**Your objective**
Skip pictures in the listing below; copy exactly the lines from the one with "Give me the seaborn" through the one with "import numpy as np", inclusive.

(Records contained in a dataset)
## BEGIN
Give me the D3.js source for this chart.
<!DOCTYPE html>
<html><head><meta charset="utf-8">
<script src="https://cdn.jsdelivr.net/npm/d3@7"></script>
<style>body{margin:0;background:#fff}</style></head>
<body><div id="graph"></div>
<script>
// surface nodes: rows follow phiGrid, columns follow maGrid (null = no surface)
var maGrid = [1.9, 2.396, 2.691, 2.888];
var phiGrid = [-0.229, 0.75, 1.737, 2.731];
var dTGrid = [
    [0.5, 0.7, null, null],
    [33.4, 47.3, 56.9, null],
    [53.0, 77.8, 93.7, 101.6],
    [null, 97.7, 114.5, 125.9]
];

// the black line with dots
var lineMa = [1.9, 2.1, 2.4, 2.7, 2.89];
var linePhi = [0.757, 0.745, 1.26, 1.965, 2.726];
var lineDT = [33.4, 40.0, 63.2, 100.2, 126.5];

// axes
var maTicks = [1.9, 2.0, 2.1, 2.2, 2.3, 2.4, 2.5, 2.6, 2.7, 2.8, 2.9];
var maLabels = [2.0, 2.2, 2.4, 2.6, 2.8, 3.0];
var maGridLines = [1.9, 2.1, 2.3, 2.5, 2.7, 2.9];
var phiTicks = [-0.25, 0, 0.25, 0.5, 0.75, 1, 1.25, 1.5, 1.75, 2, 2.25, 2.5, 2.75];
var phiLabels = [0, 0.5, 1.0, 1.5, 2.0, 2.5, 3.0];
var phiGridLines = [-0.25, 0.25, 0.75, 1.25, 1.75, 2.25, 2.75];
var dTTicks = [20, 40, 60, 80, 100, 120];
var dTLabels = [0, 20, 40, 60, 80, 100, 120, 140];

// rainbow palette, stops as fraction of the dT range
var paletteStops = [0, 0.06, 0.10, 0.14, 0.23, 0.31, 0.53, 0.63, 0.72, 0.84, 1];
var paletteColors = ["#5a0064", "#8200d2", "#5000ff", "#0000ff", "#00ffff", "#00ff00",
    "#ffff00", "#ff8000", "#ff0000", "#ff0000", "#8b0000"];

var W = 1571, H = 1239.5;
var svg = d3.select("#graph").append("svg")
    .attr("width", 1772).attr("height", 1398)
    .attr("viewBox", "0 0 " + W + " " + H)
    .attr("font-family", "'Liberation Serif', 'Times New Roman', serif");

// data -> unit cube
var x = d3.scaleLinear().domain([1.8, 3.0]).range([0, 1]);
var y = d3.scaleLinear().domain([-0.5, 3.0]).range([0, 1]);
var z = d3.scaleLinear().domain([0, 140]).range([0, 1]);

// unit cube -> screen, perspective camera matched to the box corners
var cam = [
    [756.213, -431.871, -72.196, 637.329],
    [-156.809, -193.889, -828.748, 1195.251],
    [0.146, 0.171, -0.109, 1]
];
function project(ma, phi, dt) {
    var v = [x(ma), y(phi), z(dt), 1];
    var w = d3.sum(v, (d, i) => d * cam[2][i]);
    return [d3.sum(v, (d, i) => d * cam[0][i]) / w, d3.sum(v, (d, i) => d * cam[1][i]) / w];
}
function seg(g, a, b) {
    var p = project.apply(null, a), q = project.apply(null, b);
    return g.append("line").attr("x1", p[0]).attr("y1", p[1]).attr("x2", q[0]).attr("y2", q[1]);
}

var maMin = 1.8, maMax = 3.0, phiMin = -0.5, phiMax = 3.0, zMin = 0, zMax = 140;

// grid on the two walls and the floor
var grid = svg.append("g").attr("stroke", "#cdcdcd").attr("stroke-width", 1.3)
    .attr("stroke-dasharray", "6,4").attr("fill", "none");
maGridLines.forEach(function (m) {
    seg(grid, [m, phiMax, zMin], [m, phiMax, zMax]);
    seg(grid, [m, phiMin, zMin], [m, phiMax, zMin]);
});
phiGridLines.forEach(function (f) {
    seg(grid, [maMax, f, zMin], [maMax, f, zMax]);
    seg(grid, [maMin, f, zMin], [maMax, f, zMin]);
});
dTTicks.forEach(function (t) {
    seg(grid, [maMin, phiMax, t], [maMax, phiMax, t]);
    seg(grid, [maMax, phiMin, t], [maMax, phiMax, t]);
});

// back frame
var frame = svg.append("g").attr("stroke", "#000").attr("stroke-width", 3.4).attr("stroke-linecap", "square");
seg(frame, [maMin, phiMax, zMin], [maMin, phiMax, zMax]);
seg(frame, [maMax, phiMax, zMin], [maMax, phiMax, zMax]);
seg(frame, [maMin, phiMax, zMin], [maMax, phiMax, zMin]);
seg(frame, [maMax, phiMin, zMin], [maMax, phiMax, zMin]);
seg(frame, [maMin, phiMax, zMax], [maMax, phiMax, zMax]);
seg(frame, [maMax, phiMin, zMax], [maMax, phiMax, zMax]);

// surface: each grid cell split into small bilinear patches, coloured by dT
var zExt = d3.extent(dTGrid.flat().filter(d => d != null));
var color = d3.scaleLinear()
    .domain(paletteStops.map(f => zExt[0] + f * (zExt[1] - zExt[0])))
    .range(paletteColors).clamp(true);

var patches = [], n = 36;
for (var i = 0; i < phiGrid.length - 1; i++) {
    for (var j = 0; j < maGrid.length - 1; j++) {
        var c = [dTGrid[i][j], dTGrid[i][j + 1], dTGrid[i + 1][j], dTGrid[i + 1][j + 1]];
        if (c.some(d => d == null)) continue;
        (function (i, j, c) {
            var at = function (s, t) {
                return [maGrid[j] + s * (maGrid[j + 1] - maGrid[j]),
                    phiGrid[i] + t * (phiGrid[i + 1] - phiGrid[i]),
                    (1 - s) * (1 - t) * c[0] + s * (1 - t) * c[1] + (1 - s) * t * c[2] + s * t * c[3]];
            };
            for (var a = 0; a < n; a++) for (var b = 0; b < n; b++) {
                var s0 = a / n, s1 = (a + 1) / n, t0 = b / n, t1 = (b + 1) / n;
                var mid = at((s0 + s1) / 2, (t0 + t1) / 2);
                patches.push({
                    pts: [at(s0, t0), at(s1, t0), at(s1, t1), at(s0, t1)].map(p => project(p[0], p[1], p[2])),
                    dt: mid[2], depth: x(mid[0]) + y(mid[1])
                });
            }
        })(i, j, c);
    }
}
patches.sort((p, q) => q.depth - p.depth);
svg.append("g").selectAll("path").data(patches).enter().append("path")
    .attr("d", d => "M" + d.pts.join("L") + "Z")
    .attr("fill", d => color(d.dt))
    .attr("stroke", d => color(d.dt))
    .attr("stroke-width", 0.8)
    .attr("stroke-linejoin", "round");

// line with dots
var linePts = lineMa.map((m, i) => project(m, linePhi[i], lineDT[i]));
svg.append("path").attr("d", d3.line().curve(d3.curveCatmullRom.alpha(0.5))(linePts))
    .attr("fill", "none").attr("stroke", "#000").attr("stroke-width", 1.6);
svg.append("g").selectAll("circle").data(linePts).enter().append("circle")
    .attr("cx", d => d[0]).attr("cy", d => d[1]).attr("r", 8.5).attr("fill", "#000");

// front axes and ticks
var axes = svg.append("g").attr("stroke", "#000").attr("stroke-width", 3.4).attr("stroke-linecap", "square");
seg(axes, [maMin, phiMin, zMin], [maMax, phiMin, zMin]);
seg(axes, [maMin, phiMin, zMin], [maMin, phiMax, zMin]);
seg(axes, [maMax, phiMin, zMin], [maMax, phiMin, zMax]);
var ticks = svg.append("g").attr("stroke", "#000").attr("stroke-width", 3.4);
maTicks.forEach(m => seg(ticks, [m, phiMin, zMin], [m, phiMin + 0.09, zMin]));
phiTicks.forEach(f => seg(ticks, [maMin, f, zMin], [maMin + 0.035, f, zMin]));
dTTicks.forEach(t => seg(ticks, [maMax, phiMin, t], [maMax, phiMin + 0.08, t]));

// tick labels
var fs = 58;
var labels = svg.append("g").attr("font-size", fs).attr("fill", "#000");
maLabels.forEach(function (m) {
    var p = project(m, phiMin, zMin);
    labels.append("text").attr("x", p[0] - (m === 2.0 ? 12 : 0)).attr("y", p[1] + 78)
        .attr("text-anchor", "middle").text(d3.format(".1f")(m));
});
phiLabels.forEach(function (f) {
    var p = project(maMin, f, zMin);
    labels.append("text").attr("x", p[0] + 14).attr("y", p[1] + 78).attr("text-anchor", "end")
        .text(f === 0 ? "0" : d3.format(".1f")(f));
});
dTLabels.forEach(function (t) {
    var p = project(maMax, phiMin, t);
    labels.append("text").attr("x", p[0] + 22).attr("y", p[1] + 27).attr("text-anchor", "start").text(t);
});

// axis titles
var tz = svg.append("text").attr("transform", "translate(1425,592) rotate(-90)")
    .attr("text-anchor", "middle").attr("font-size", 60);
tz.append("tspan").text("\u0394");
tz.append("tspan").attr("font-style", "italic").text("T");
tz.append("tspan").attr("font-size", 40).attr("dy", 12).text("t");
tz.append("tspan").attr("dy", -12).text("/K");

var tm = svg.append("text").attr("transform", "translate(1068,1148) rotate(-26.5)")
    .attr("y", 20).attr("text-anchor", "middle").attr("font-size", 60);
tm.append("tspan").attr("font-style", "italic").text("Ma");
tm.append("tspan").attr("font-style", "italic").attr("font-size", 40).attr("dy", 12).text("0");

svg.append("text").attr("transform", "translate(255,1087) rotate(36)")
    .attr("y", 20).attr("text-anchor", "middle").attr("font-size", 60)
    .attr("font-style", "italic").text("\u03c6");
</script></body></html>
## END
## BEGIN
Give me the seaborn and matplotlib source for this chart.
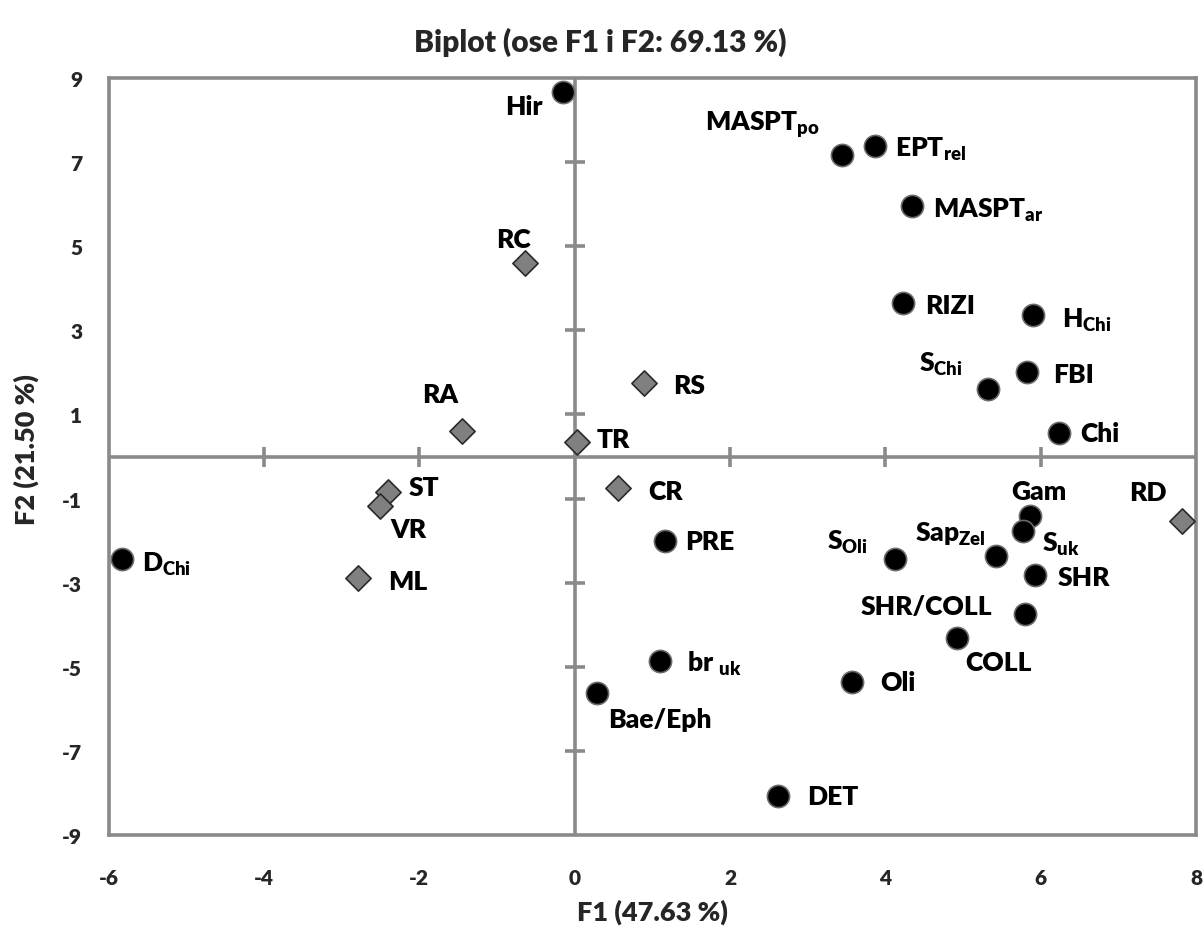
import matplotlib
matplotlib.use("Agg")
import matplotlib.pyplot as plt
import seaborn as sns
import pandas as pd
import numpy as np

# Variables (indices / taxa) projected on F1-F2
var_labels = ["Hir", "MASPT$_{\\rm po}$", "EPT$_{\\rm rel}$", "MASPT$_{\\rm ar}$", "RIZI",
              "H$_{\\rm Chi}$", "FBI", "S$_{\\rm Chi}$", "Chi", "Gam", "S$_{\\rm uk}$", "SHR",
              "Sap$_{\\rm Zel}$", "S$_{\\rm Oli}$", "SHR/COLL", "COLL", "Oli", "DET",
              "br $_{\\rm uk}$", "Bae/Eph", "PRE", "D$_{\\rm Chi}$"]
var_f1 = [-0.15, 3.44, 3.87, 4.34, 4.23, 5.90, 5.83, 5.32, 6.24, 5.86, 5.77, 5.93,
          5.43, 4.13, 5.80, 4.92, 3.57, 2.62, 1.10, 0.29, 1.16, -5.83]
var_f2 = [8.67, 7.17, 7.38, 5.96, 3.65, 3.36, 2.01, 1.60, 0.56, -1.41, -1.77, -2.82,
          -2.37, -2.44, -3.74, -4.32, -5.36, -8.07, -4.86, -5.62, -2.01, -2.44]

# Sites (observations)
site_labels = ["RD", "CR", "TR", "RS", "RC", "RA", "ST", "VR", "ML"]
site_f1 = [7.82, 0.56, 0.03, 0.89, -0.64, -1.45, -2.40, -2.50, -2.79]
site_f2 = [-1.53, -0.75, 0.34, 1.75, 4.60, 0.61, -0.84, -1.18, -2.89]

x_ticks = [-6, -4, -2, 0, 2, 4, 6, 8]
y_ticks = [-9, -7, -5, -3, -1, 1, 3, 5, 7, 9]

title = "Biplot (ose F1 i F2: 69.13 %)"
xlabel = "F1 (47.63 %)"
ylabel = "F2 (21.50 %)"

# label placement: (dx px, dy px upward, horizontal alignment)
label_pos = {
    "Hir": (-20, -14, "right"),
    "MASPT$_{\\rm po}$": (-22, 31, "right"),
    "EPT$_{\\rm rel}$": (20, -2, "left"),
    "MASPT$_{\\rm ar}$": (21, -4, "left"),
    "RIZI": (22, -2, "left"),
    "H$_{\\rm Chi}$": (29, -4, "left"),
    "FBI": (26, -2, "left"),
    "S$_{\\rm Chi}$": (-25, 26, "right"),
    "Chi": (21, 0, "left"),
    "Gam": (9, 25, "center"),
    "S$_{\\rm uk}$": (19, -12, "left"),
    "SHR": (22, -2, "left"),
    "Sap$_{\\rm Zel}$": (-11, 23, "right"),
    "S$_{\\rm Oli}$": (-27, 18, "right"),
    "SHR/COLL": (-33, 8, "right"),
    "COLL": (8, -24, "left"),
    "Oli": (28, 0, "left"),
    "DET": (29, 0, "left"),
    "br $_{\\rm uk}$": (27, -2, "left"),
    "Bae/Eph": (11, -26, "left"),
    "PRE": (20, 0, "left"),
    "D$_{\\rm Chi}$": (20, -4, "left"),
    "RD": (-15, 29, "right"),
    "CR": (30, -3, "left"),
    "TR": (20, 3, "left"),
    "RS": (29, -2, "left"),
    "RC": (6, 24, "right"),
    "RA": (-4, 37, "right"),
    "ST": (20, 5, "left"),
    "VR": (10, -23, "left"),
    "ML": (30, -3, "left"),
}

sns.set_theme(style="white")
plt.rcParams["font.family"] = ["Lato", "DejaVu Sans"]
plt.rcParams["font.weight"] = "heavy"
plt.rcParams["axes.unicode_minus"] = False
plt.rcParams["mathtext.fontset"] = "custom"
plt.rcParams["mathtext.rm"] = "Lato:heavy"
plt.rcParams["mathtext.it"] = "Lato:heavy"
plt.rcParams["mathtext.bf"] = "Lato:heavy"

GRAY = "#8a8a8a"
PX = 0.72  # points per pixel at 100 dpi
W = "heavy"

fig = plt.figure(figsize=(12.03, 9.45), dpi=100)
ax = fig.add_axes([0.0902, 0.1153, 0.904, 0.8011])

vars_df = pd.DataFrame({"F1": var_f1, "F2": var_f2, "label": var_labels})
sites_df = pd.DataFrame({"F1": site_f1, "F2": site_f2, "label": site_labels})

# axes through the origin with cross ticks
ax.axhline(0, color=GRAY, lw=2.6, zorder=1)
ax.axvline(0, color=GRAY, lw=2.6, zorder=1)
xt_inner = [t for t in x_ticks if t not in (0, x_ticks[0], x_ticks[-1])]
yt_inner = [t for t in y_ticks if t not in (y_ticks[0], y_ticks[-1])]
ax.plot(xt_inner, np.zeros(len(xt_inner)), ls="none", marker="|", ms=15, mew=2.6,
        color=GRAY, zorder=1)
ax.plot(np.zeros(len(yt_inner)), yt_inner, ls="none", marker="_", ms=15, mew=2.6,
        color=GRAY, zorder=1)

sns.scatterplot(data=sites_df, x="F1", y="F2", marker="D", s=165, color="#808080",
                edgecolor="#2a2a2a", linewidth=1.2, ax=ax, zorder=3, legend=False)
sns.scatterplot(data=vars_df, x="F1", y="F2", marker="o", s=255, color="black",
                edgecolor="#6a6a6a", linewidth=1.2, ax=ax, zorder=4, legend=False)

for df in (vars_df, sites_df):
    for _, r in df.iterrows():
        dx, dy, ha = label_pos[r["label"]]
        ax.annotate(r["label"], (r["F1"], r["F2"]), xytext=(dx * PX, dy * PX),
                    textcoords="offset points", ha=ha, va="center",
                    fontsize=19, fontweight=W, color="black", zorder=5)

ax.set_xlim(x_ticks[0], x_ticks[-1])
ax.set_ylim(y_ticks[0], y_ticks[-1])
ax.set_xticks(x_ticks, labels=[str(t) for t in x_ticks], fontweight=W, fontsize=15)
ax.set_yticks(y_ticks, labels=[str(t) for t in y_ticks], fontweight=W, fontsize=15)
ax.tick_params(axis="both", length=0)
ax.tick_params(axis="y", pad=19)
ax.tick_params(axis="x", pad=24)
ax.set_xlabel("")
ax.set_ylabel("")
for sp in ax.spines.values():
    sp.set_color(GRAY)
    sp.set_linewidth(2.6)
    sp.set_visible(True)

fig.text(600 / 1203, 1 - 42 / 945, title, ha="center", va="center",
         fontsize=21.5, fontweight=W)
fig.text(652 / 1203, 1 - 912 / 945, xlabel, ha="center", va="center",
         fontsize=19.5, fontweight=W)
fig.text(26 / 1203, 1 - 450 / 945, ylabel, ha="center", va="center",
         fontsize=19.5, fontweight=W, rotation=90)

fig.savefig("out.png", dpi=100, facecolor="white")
## END
**Correct response**
Give me the seaborn and matplotlib source for this chart.
import matplotlib
matplotlib.use("Agg")
import matplotlib.pyplot as plt
import seaborn as sns
import pandas as pd
import numpy as np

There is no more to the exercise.